= Camillo Almici =

Italian Catholic priest

Camillo Almici (2 November 1714 – 30 December 1779) was a Catholic priest and academic of the Congregation of the Oratory.

==Biography==
Almici was born at Brescia, of a noble family. He became a member of the Congregation of the Oratory at a very early age, and devoted himself to the study of theology, Greek, and Hebrew, the Bible, chronology, religious and secular history, antiquities, criticism, diplomacy, and liturgy. He gained a strong reputation among his contemporaries for his scholarship.

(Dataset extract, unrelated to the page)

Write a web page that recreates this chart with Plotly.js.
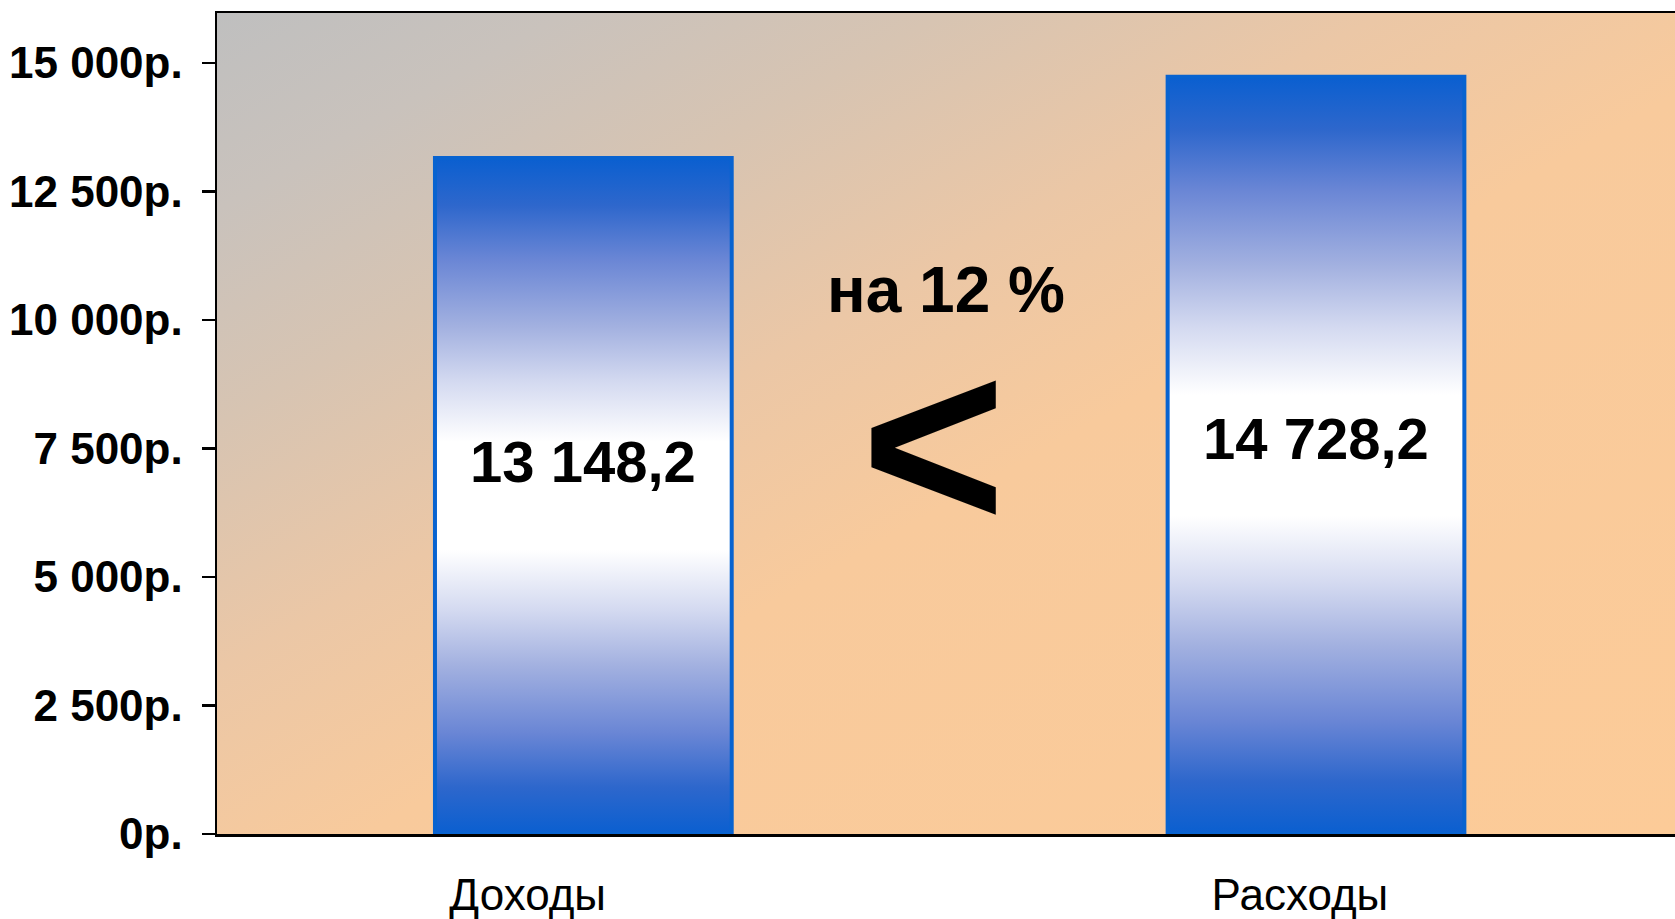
<!DOCTYPE html>
<html>
<head>
<meta charset="utf-8">
<script src="https://cdn.plot.ly/plotly-3.0.1.min.js"></script>
<style>
html, body { margin: 0; padding: 0; overflow: hidden; background: #ffffff; }
#chart { width: 1675px; height: 919px; }
</style>
</head>
<body>
<div id="chart"></div>
<script>
// ---- data ----
const categories = ['Доходы', 'Расходы'];
const values = [13148.2, 14728.2];
const valueLabels = ['13 148,2', '14 728,2'];
const yTickValues = [0, 2500, 5000, 7500, 10000, 12500, 15000];
const yTickLabels = ['0р.', '2 500р.', '5 000р.', '7 500р.', '10 000р.', '12 500р.', '15 000р.'];
const comparisonSign = '<';
const differenceLabel = 'на 12 %';

// ---- style ----
const FONT = 'Liberation Sans, Arial, sans-serif';
const BLUE = '#0863d0';
const BAR_W = 0.405;
const catLabelOffset = [-0.076, -0.022];
const valueLabelShift = [35, 17];
const barScale = [
  [0.00, '#0a5fd0'], [0.07, '#2e67cc'], [0.15, '#6a86d5'], [0.25, '#a3b1e0'],
  [0.33, '#d3d9f0'], [0.42, '#ffffff'], [0.58, '#ffffff'], [0.67, '#d3d9f0'],
  [0.75, '#a3b1e0'], [0.85, '#6a86d5'], [0.93, '#2e67cc'], [1.00, '#0a5fd0']
];

const bgSvg = "<svg xmlns='http://www.w3.org/2000/svg' width='1458' height='821' viewBox='0 0 1458 821' preserveAspectRatio='none'>" +
  "<defs><linearGradient id='g' x1='0' y1='0' x2='1' y2='1'>" +
  "<stop offset='0' stop-color='#bfbfbf'/>" +
  "<stop offset='0.12' stop-color='#c9c2bc'/>" +
  "<stop offset='0.25' stop-color='#d7c4b2'/>" +
  "<stop offset='0.4' stop-color='#ebc7a6'/>" +
  "<stop offset='0.55' stop-color='#f8ca9c'/>" +
  "<stop offset='1' stop-color='#fccb98'/>" +
  "</linearGradient></defs><rect x='0' y='0' width='1458' height='821' fill='url(#g)'/></svg>";
const bgUri = 'data:image/svg+xml;charset=utf-8,' + encodeURIComponent(bgSvg);

const xPos = categories.map((c, i) => i);

const traces = [{
  type: 'bar',
  x: xPos,
  y: values,
  width: BAR_W,
  marker: { color: BLUE, line: { color: BLUE, width: 0 } },
  hoverinfo: 'skip',
  showlegend: false
}];

xPos.forEach((p, i) => {
  const l = p - BAR_W / 2, r = p + BAR_W / 2;
  traces.push({
    type: 'scatter',
    mode: 'lines',
    x: [l, l, r, r, l],
    y: [0, values[i], values[i], 0, 0],
    fill: 'toself',
    fillgradient: { type: 'vertical', colorscale: barScale },
    line: { color: BLUE, width: 4, shape: 'linear' },
    hoverinfo: 'skip',
    showlegend: false
  });
});

const annotations = xPos.map((p, i) => ({
  x: p, y: values[i] / 2, xref: 'x', yref: 'y',
  text: valueLabels[i], showarrow: false,
  xanchor: 'center', yanchor: 'middle', yshift: valueLabelShift[i],
  font: { family: FONT, size: 58, color: '#000000', weight: 'bold' }
}));
annotations.push({
  x: 0.495, y: 10584, xref: 'x', yref: 'y', text: differenceLabel, showarrow: false,
  xanchor: 'center', yanchor: 'middle',
  font: { family: FONT, size: 64, color: '#000000', weight: 'bold' }
});
annotations.push({
  x: 0.4785, y: 7588, xref: 'x', yref: 'y', text: comparisonSign, showarrow: false,
  xanchor: 'center', yanchor: 'middle', height: 170,
  font: { family: FONT, size: 248, color: '#000000', weight: 'bold' }
});

const layout = {
  width: 1675,
  height: 919,
  margin: { l: 217, r: 0, t: 13, b: 85, pad: 0 },
  paper_bgcolor: '#ffffff',
  plot_bgcolor: 'rgba(0,0,0,0)',
  showlegend: false,
  images: [{
    source: bgUri, xref: 'paper', yref: 'paper', x: 0, y: 1, sizex: 1, sizey: 1,
    xanchor: 'left', yanchor: 'top', sizing: 'stretch', layer: 'below'
  }],
  xaxis: {
    type: 'linear',
    range: [-0.5, 1.49],
    tickvals: xPos.map((p, i) => p + catLabelOffset[i]),
    ticktext: categories,
    ticks: '',
    ticklabelstandoff: 21,
    tickfont: { family: FONT, size: 44, color: '#000000' },
    showline: true, linecolor: '#000000', linewidth: 2.5, mirror: true,
    showgrid: false, zeroline: false, layer: 'below traces', fixedrange: true
  },
  yaxis: {
    range: [0, 15970],
    tickvals: yTickValues,
    ticktext: yTickLabels,
    ticks: 'outside', ticklen: 13, tickwidth: 2.5, tickcolor: '#000000',
    ticklabelstandoff: 10,
    tickfont: { family: FONT, size: 44, color: '#000000', weight: 'bold' },
    showline: true, linecolor: '#000000', linewidth: 2.5, mirror: false,
    showgrid: false, zeroline: false, layer: 'below traces', fixedrange: true
  },
  annotations: annotations
};

Plotly.newPlot('chart', traces, layout, { displayModeBar: false, staticPlot: true });
</script>
</body>
</html>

He has left critical reflections on the work of Febronius's De Statu Ecclesiae (1763), together with some treatises, part of which are still in manuscript. His Méditations sur la vie et les écrits du P. Sarpi is a critical examination of Paolo Sarpi's partisan history of the Council of Trent.

He wrote under multiple pseudonyms, including Callimaco Limi, Callimaco Mili, and N. N.

His brother Giambattista Almici was a celebrated Italian jurist.

==Works==

Of the many works he wrote, the principal are the following:

- Riflessioni sù di un libro di G. Febronio (1766)
- Critica contro le opere del pericoloso Voltaire (1770)
- Dissertazione spora i Martiri della Chiesa cattolica (1765, 2 vols.)